Find every line with the string "size" in it, count them, and reply with that count only.

Source excerpt
──────────────────────────────

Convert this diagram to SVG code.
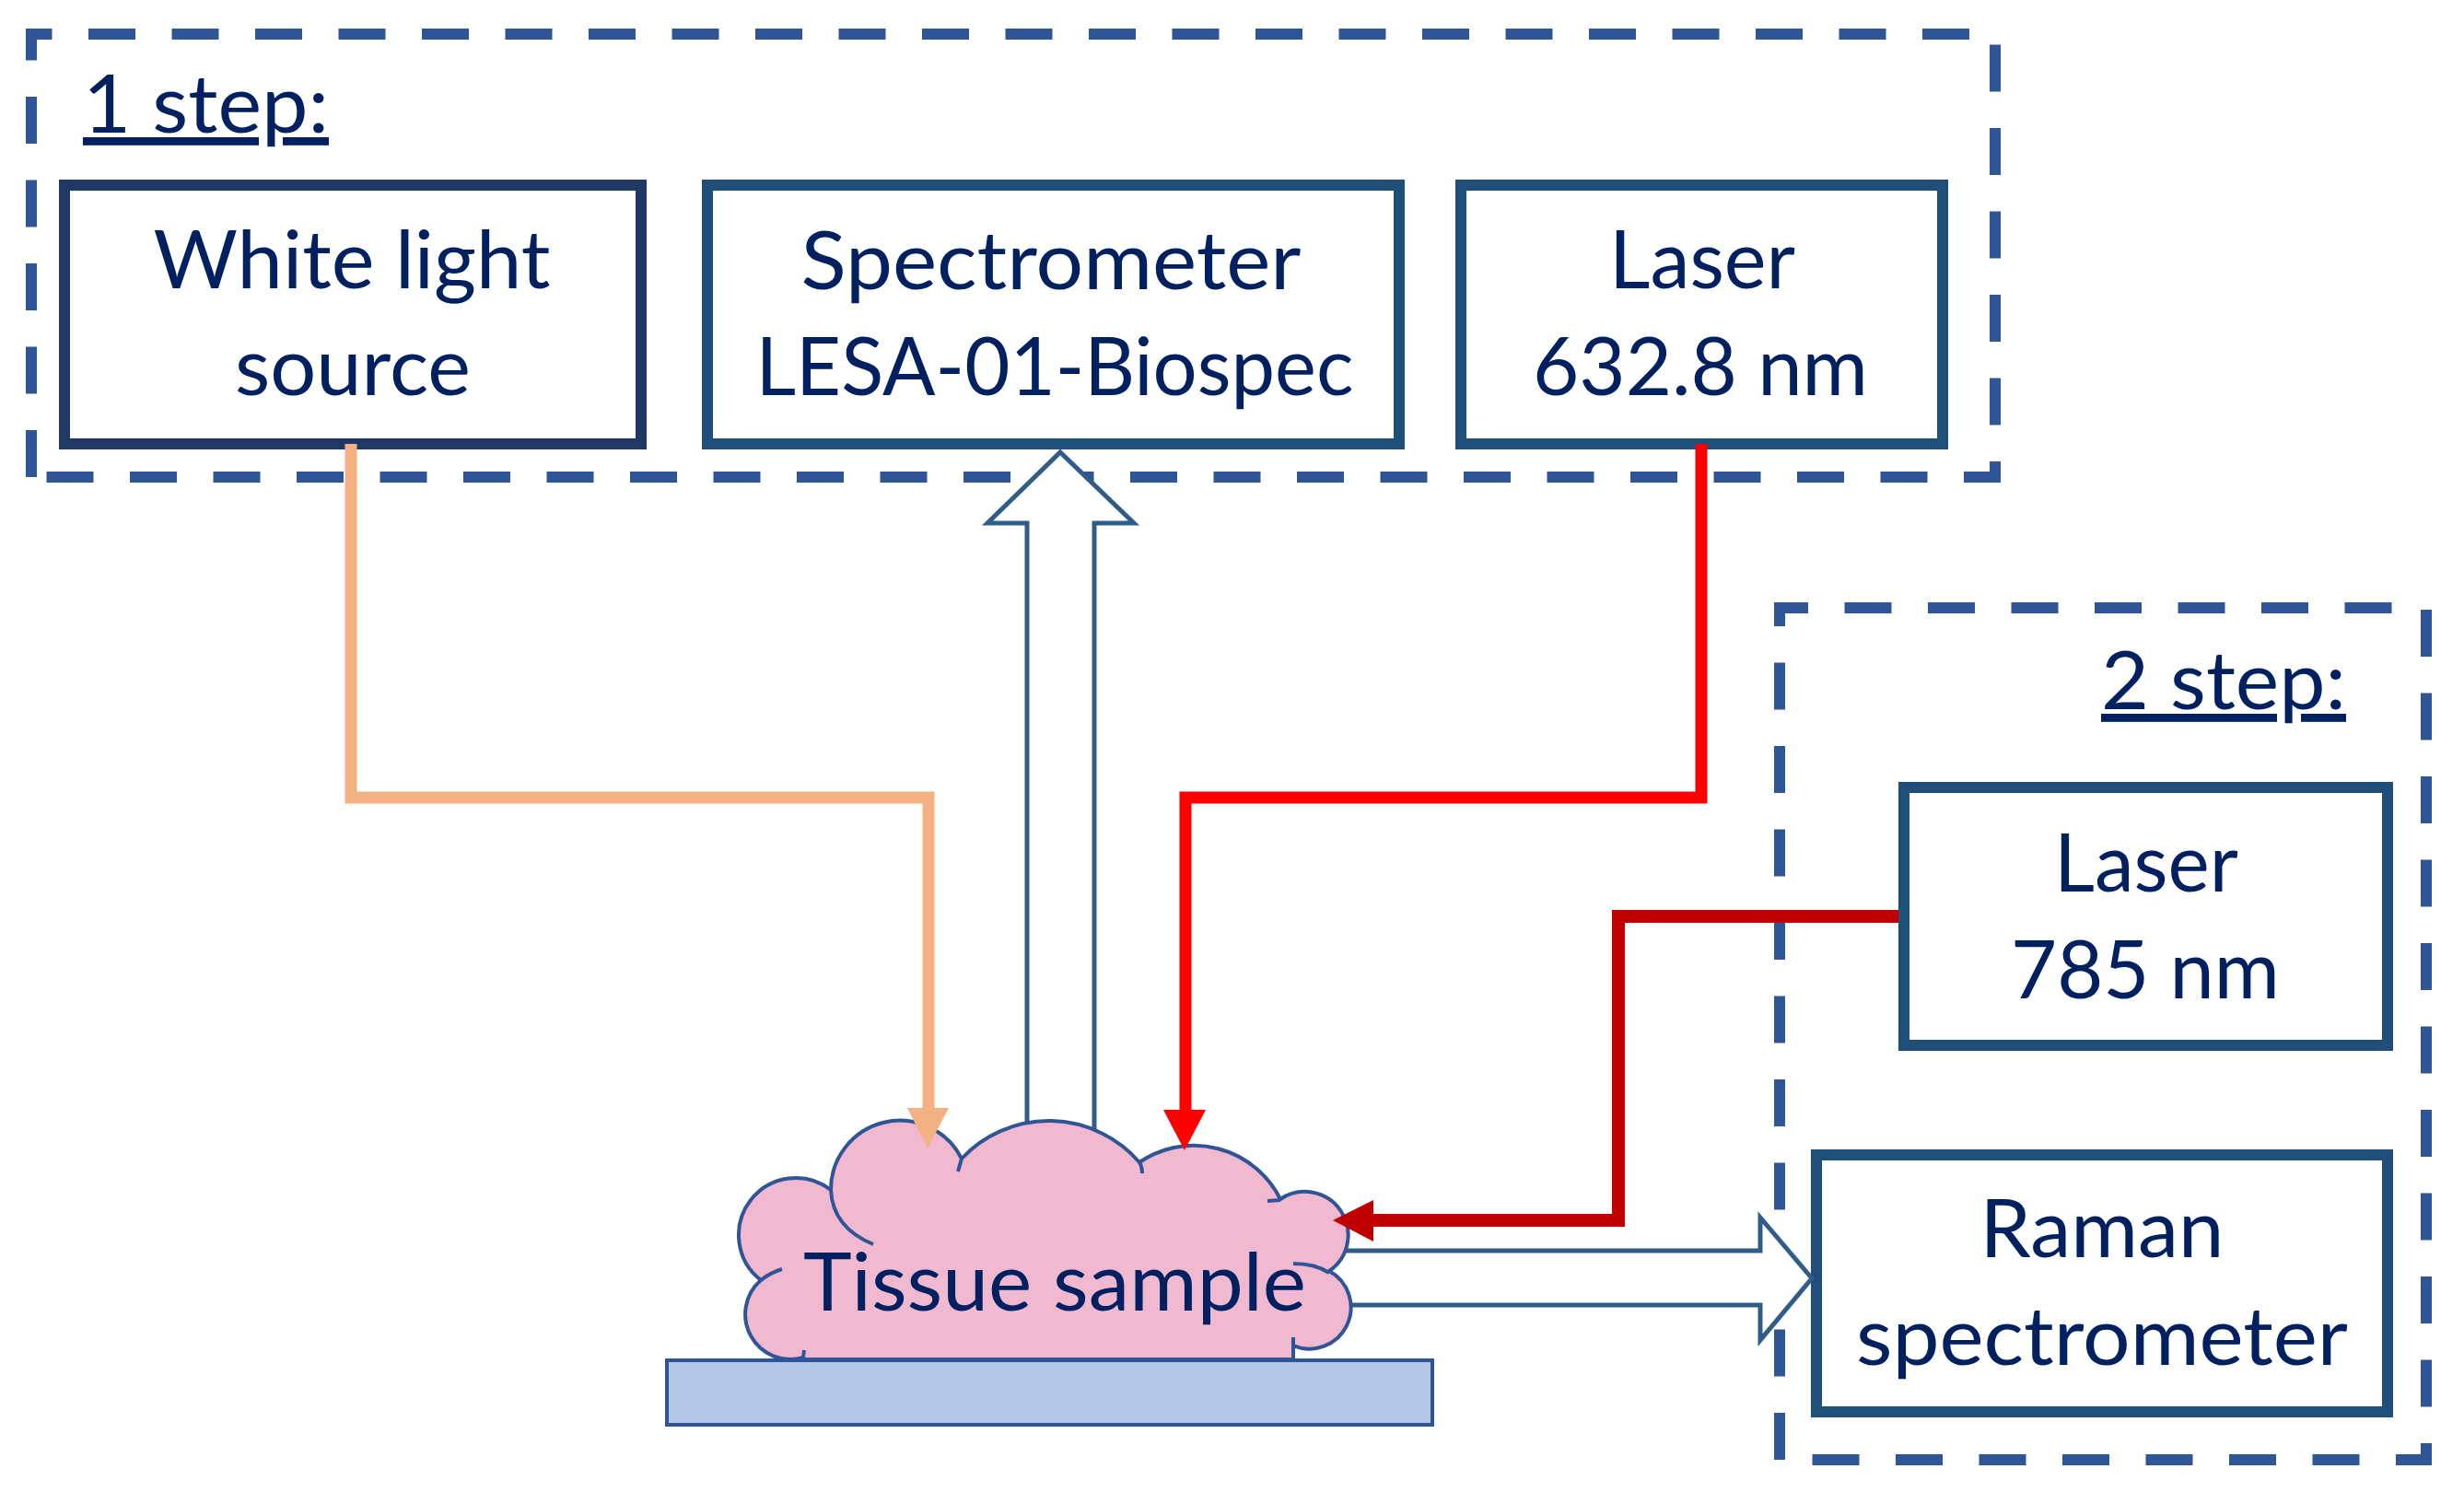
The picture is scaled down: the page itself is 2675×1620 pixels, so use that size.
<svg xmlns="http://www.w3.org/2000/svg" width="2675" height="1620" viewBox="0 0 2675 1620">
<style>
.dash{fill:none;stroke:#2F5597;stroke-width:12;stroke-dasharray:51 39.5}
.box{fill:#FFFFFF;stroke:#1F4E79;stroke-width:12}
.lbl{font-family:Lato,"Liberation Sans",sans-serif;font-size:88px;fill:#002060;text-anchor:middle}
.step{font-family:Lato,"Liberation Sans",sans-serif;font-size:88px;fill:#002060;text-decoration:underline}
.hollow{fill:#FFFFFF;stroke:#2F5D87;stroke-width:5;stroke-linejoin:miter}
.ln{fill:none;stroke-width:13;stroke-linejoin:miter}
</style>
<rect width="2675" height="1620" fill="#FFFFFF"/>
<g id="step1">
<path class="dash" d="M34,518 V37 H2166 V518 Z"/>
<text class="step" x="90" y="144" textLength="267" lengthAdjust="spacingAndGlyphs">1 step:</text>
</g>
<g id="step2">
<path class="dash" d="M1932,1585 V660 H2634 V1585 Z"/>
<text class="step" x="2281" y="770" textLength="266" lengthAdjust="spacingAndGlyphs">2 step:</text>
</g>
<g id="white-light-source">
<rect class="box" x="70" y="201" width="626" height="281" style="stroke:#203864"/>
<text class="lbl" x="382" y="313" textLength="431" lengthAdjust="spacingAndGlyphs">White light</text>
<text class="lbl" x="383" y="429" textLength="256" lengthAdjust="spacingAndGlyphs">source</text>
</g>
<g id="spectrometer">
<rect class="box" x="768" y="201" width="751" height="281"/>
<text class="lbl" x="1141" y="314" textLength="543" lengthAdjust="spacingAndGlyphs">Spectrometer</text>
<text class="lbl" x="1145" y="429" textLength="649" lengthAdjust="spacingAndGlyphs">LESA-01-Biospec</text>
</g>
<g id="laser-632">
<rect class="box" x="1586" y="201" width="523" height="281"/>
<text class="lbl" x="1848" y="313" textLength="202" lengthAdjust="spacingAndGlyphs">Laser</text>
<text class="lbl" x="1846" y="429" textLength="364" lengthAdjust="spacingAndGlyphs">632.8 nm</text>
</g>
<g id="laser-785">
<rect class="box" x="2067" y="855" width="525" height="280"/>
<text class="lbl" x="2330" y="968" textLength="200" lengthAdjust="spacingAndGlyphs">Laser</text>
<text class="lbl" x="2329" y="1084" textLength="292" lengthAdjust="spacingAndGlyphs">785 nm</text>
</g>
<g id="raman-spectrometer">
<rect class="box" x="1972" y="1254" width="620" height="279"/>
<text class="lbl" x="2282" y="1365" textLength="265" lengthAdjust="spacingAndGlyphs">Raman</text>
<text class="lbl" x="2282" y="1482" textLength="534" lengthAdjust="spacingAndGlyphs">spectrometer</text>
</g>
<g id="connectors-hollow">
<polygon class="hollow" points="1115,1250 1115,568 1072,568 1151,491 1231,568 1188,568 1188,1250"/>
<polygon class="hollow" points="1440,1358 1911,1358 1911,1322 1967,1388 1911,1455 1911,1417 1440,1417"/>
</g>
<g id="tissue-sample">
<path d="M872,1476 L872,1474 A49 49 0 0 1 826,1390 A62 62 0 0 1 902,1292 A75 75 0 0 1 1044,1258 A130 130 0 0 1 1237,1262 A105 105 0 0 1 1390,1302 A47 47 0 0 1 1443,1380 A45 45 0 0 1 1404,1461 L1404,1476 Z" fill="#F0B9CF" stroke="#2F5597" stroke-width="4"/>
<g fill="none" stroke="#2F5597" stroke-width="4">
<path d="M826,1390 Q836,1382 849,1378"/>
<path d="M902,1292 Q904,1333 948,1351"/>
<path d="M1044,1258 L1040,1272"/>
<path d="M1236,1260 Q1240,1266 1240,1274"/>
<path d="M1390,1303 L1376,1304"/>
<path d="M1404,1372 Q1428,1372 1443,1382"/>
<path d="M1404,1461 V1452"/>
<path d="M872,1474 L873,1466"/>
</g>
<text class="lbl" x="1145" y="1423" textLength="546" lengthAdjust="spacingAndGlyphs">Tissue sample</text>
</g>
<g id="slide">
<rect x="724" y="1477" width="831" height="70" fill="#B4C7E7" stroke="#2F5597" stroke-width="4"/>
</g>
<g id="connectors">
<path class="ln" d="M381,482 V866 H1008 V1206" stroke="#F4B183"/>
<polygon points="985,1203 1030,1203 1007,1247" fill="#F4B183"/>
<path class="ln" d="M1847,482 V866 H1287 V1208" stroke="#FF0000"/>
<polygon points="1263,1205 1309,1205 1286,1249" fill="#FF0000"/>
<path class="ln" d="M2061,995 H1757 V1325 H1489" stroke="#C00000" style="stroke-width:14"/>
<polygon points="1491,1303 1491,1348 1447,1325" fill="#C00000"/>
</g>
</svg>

──────────────────────────────

Output for this exercise
3